I suppose a system designed to support faster PCI might have less latency per individual transaction, but I don't think that would end up making any difference. I think the lower clock rate would still end up dictating the throughput over the long term. Also, keep in mind that Voodoo3s didn't perform any better in AGP slots than they did in 33MHz PCI slots (from what I've read), so it appears these cards don't need any more speed.
2 cards combined is a different story though, so there could be a benefit to having the cards on separate buses. PCI-X boards normally will have multiple buses available.
With newer stuff, PCI-X slots can be faster even with 32-bit cards if the card supports running at 66MHz, as many newer PCI cards do. But Voodoo2's are pretty old for this, and if they're 5V keyed then it's a non-starter.
There are some 440GX server boards (Intel that I'm aware of) that use the chipset's AGP feature to provide a second PCI bus running 5V 66MHz, but this violates the PCI spec so it isn't common.
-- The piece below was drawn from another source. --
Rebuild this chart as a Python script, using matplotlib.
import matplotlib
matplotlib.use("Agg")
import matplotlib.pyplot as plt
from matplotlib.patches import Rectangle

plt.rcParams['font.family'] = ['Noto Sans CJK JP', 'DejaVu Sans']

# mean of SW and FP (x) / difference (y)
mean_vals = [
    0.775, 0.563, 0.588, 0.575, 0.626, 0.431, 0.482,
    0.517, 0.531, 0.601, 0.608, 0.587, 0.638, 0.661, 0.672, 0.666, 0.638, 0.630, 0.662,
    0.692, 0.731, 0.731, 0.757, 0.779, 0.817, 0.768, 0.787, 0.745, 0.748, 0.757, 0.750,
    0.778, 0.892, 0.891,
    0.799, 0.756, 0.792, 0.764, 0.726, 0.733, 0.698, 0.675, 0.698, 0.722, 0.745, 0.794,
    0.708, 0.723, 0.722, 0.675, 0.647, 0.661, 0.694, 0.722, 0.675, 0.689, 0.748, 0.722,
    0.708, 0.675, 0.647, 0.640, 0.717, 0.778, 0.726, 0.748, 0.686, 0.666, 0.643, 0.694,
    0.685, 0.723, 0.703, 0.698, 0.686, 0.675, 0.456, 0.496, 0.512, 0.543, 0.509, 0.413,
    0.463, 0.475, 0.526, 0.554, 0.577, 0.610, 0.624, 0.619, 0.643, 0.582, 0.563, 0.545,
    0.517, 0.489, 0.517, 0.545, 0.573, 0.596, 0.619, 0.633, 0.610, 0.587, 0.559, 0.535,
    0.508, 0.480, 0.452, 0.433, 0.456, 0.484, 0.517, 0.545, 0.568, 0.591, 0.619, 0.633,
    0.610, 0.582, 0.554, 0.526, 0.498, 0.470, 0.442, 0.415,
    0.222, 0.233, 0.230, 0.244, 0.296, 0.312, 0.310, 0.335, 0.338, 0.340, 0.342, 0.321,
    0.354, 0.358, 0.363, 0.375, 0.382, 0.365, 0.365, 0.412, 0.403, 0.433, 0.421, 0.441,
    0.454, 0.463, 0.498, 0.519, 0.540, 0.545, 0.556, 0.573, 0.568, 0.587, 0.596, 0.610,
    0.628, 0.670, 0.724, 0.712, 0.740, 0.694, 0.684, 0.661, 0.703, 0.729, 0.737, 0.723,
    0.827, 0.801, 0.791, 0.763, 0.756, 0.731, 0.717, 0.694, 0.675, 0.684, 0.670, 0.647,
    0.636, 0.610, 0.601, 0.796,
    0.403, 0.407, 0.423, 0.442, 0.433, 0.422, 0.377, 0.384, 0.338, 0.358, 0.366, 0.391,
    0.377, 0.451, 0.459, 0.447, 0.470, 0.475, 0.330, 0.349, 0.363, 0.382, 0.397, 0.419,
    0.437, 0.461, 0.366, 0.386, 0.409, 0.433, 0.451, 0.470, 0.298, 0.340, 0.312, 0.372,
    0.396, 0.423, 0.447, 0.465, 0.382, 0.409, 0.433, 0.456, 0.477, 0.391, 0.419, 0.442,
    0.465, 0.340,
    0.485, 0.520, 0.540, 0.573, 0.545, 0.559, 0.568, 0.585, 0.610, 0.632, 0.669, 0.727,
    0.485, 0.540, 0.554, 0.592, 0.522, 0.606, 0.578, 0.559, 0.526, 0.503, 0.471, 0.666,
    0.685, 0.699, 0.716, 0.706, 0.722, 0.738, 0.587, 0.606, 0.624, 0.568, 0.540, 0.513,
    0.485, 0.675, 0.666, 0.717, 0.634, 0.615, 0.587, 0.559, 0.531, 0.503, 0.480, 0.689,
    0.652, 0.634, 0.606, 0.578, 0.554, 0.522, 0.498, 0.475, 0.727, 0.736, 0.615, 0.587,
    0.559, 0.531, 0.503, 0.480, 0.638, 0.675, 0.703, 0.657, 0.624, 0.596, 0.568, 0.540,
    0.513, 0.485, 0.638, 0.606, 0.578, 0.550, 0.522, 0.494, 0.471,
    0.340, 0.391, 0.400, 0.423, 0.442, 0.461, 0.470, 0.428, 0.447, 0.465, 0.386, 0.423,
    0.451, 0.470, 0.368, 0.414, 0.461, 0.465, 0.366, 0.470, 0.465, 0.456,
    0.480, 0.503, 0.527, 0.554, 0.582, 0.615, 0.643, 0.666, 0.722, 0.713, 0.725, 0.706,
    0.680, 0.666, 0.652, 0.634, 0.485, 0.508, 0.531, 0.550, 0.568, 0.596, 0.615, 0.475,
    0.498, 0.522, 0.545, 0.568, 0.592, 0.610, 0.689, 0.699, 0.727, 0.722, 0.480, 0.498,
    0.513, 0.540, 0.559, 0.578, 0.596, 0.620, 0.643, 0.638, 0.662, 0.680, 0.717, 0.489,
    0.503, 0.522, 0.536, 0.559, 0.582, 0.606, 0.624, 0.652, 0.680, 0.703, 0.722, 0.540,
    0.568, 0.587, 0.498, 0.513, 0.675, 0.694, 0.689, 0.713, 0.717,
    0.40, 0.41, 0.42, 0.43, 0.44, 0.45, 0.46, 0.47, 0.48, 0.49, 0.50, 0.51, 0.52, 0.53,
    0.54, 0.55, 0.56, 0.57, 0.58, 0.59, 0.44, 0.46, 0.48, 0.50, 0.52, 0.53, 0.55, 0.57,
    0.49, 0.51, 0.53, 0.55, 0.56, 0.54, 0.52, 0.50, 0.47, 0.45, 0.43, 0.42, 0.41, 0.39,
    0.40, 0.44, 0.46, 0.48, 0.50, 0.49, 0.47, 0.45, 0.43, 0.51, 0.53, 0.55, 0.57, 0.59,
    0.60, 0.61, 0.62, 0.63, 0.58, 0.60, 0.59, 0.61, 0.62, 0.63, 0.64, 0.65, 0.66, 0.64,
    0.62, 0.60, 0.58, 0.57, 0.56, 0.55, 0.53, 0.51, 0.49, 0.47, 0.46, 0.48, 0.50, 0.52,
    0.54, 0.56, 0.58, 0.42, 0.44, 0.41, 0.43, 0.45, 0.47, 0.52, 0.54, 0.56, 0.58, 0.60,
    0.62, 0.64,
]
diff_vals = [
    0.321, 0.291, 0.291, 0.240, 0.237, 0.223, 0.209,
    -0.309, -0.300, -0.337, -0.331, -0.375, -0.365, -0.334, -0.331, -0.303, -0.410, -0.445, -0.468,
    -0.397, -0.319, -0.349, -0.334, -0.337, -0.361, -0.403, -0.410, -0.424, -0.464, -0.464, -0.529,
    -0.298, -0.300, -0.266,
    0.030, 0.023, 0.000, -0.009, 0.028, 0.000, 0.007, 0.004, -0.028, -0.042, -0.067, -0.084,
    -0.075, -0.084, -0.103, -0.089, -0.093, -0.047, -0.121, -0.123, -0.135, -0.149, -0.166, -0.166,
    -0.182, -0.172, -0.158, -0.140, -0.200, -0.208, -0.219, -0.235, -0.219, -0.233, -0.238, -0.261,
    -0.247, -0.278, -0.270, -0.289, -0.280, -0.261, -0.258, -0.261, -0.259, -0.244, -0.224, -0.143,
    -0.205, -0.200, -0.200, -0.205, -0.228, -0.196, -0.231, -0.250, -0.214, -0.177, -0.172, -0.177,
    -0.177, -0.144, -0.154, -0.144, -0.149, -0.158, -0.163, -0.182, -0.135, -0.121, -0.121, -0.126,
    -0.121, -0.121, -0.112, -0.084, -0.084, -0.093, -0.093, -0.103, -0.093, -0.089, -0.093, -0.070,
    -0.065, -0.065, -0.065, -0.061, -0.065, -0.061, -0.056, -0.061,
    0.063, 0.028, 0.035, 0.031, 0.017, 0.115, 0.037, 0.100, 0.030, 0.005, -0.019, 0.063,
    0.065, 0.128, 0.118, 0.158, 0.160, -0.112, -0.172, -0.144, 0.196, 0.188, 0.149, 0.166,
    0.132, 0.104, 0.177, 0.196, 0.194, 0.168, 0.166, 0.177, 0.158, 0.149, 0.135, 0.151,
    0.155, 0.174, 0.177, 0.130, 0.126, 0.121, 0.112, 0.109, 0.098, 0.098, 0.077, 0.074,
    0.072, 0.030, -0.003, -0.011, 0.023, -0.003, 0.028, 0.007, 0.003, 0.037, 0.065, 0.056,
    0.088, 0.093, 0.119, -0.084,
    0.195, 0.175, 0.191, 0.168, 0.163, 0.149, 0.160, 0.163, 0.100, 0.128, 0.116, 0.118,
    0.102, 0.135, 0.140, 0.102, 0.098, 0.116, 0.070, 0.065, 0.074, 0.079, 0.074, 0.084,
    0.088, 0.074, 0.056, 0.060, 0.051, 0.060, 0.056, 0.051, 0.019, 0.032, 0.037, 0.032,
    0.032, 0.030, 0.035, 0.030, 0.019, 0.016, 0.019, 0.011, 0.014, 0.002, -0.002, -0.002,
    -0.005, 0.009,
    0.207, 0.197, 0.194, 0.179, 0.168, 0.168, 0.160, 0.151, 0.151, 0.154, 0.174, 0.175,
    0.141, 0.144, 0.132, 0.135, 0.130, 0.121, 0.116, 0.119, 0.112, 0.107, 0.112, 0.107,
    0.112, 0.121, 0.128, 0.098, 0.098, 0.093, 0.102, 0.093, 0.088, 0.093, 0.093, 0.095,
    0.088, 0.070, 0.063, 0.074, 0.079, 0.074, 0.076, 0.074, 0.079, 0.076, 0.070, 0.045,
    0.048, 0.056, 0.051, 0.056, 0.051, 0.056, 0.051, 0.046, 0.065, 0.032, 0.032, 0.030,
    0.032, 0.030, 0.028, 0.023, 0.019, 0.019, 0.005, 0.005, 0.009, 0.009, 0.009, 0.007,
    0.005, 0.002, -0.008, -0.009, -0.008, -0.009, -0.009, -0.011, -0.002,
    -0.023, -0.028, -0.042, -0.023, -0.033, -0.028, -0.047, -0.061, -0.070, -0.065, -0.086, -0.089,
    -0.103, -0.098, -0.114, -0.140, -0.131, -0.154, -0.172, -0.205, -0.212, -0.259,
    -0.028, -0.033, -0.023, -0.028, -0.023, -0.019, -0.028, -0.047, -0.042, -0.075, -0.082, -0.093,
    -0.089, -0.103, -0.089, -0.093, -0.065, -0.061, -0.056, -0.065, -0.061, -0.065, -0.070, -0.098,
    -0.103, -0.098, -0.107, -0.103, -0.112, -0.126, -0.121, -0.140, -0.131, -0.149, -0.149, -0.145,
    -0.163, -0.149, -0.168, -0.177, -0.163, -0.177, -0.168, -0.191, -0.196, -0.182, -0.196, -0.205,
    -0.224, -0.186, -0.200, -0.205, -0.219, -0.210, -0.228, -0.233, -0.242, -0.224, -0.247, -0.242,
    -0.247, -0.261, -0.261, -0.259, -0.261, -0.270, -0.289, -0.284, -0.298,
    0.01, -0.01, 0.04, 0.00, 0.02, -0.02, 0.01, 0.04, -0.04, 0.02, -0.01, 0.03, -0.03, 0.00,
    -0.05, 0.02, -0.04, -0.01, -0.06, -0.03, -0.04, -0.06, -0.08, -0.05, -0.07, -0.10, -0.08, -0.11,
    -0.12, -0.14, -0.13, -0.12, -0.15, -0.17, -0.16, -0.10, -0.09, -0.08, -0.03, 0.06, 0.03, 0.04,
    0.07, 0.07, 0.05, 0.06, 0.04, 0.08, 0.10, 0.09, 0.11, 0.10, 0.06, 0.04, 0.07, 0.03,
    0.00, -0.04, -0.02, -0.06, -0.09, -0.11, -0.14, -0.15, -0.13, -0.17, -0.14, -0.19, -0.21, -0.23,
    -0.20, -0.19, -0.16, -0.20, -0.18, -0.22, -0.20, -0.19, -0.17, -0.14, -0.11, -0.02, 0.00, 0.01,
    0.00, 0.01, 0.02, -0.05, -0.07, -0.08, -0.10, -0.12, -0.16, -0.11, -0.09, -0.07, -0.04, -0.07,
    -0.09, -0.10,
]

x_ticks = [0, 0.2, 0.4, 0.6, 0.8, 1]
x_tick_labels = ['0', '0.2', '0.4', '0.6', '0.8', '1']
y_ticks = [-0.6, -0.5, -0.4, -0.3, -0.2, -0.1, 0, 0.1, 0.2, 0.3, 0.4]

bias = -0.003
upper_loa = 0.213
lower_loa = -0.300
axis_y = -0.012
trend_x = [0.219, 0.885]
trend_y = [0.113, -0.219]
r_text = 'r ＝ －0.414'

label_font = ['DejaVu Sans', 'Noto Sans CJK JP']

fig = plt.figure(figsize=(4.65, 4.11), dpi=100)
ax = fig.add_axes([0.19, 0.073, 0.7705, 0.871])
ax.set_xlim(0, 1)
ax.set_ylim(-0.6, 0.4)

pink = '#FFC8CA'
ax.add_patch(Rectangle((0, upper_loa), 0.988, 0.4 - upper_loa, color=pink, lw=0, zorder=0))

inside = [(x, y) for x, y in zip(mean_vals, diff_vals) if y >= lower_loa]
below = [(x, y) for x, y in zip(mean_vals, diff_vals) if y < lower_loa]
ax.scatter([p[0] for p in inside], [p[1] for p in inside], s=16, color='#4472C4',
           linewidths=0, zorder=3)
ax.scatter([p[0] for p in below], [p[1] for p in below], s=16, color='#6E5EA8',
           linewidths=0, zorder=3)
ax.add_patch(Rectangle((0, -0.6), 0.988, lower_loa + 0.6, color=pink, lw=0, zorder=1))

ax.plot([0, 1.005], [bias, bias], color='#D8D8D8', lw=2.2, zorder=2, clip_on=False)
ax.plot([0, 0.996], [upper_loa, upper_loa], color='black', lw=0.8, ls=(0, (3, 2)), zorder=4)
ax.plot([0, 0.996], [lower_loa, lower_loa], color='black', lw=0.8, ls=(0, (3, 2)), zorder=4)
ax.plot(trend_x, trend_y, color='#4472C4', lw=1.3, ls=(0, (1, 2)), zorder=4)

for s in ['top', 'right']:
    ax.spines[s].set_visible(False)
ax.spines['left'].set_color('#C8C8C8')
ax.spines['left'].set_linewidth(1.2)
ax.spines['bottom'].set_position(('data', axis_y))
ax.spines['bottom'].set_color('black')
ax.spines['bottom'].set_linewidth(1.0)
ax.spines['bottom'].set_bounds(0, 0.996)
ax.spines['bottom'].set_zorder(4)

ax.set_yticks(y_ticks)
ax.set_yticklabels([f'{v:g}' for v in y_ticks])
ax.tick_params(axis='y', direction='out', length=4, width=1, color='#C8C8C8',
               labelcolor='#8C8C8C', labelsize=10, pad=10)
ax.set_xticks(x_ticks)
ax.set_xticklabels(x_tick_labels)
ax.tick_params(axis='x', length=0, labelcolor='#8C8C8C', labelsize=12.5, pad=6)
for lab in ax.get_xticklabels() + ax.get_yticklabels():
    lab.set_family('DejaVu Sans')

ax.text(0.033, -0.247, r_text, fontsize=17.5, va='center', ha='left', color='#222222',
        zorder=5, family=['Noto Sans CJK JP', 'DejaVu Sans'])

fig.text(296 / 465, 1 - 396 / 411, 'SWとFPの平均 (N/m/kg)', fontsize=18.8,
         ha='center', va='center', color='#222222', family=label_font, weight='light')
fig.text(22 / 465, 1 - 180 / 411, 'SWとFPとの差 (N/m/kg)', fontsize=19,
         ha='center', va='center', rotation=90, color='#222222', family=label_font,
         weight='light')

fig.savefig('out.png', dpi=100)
Normally 66MHz+ requires 3.3v signal voltage so the slots are keyed accordingly.
I've read comments about newer 32-bit PCI video cards being able to run at 66MHz, but I've never seen any official/advertised notation of this being supported. I'm not sure if the performance effect has been measured, or if it's just an assumption that they were running at the faster speed. The PCI bus is supposed to throttle to match the slowest device that is connected, but this just depends whether the card signals a desire for a particular speed.
With respect to newer video cards, it's a weird situation now that AGP has been unsupported for years, but newer PCI cards exist. I can imagine it being possible that a PCI-X server board with a PCI 9500GT, GT430, or GT610 might end up being more capable than many AGP based systems. Back when they were current, a server board without an AGP slot was useless for games.
It's a shame that higher speed PCI, even if only 32-bit, was never adopted on consumer motherboards. The PCI bottleneck is definitely something you have to watch for when building a system for I/O performance. Some later chipsets have disk controllers and ethernet controllers linked directly to the chipset without using PCI, and that's helpful if lots of data will be going through those interfaces. Replacing onboard features with a PCI card can actually slow those systems down in I/O intensive tasks.